Pendant tout le premier acte, on a eu la pénible impression d'assister à un charmant récital d'airs séparés, servi par de fort jolies voix assez peu concernées, accompagné d'un orchestre mou, sans liant, sans tonus, sans vie.
Fort heureusement, les choses s'améliorent après l'entracte. Reprise en main, ou arrivée sur scène de Max Emanuel Cenčić, qui avait fort peu à chanter en première partie ? Son grand air du second acte, merveille de technique et de couleurs, met le public à ses genoux, et semble galvaniser les troupes. I Barocchisti sonnent plus mordant.
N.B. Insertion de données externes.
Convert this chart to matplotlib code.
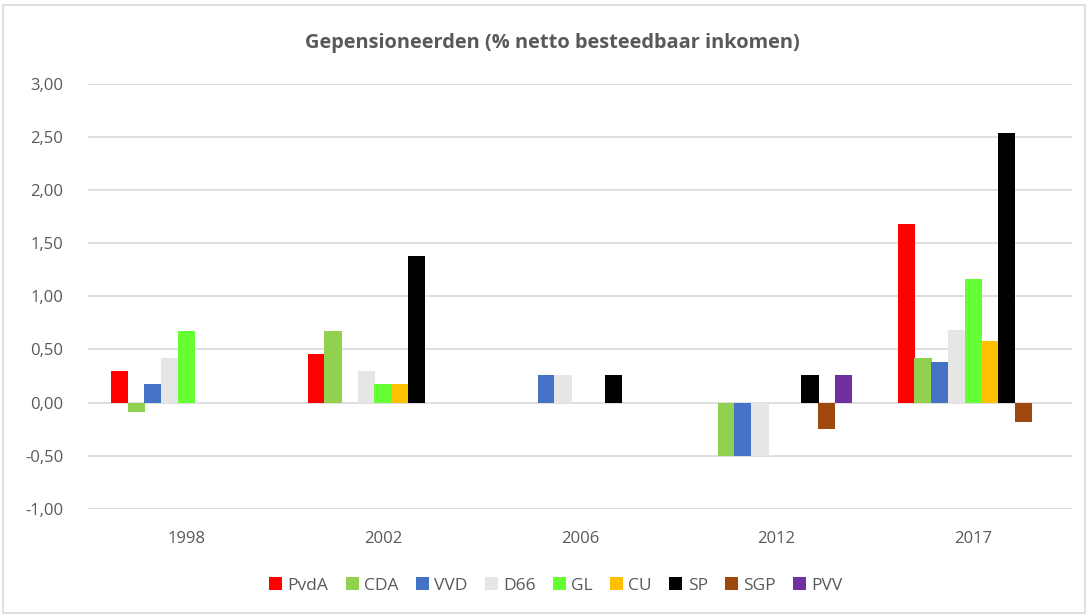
import matplotlib.pyplot as plt
import matplotlib.patches as patches
import numpy as np

years = ["1998", "2002", "2006", "2012", "2017"]
parties = ["PvdA", "CDA", "VVD", "D66", "GL", "CU", "SP", "SGP", "PVV"]
colors = ["#FF0000", "#92D050", "#4472C4", "#E7E6E6", "#66FF33",
          "#FFC000", "#000000", "#9E480E", "#7030A0"]

# values per party, one per year (0 = no bar)
pvda = [0.30, 0.46, 0.00, 0.00, 1.68]
cda = [-0.09, 0.67, 0.00, -0.50, 0.42]
vvd = [0.17, 0.00, 0.26, -0.50, 0.38]
d66 = [0.42, 0.30, 0.26, -0.50, 0.68]
gl = [0.67, 0.17, 0.00, 0.00, 1.16]
cu = [0.00, 0.17, 0.00, 0.00, 0.58]
sp = [0.00, 1.38, 0.26, 0.26, 2.54]
sgp = [0.00, 0.00, 0.00, -0.25, -0.18]
pvv = [0.00, 0.00, 0.00, 0.26, 0.00]
series = [pvda, cda, vvd, d66, gl, cu, sp, sgp, pvv]

yticks = [-1.0, -0.5, 0.0, 0.5, 1.0, 1.5, 2.0, 2.5, 3.0]

txt = "#595959"
plt.rcParams['font.family'] = ['Open Sans', 'DejaVu Sans']

fig = plt.figure(figsize=(10.88, 6.15), dpi=100)
ax = fig.add_axes([0.081, 0.173, 0.904, 0.690])

x = np.arange(len(years))
step = 0.085
for i, (name, vals, c) in enumerate(zip(parties, series, colors)):
    off = (i - 4) * step
    ax.bar(x + off, vals, width=step * 1.04, color=c, label=name, zorder=3,
           linewidth=0)

ax.set_xlim(-0.5, 4.5)
ax.set_ylim(-1.0, 3.0)
ax.set_yticks(yticks)
ax.set_yticklabels([("%.2f" % v).replace(".", ",") for v in yticks],
                   color=txt, fontsize=12)
ax.set_xticks(x)
ax.set_xticklabels(years, color=txt, fontsize=12)
ax.tick_params(axis="both", length=0)
ax.tick_params(axis="y", pad=18)
ax.tick_params(axis="x", pad=16)
ax.grid(axis="y", color="#D9D9D9", linewidth=1.2, zorder=0)
for s in ax.spines.values():
    s.set_visible(False)

fig.text(0.508, 0.93, "Gepensioneerden (% netto besteedbaar inkomen)",
         ha="center", va="center", fontsize=14.4, fontweight="bold", color=txt)

leg = fig.legend(loc="center", bbox_to_anchor=(0.511, 0.048), ncol=9,
                 frameon=False, fontsize=12.5, handlelength=0.75,
                 handleheight=0.75, handletextpad=0.3, columnspacing=1.0)
for t in leg.get_texts():
    t.set_color(txt)

# chart border
fig.patches.append(patches.Rectangle((0.003, 0.004), 0.994, 0.988,
                                     transform=fig.transFigure, fill=False,
                                     edgecolor="#D9D9D9", linewidth=1.2))

fig.savefig("out.png", dpi=100)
Un souffle dramatique balaie la scène, au service d'une intrigue alambiquée, dont le lieto fine invraisemblable fait pouffer la salle de rire.
Le magnifique contre-ténor, qui valait à lui seul le déplacement, est en effet entouré d'une distribution de haut vol, pour peu qu'on lui permette l'occasion de briller. Ruxandra Donose, Mary-Ellen Nesi et Hilke Andersen ont en commun un timbre profond et moelleux, une vocalisation parfaite, et une connaissance sans faille des règles belcantistes. Elles savent cependant différencier parfaitement leur personnage : épouse tendre à la voix de miel pour l'une, mère vindicative au caractère proche des Elettra et Vitellia mozartiennes pour l'autre, la palme revenant à la délicieuse sœur du héros, Selinda, mutine et piquante. La distribution féminine est complétée par la sérieuse et bien chantante Blandine Staskiewicz, dans un rôle de soldat travesti, à qui échoie hélas les airs les moins intéressants de la partition.
Du côté masculin, Daniel Behle réveille l'assistance par une prestation énergique et pleine d'autorité, malgré un timbre légèrement ingrat. Emiliano Gonzalez Toro semble dépassé et couvert par l'orchestre, qui ne compte cependant qu'une quinzaine de musiciens.
Au vu de ce coup d'essai, il ne fait aucun doute que la production scénique de Lucinda Childs à l'Opéra du Rhin, en mai et juin prochain, dans une distribution quasi-identique et avec, on l'espère, la présence de Diego Fasolis, ne soit un temps fort de la saison lyrique.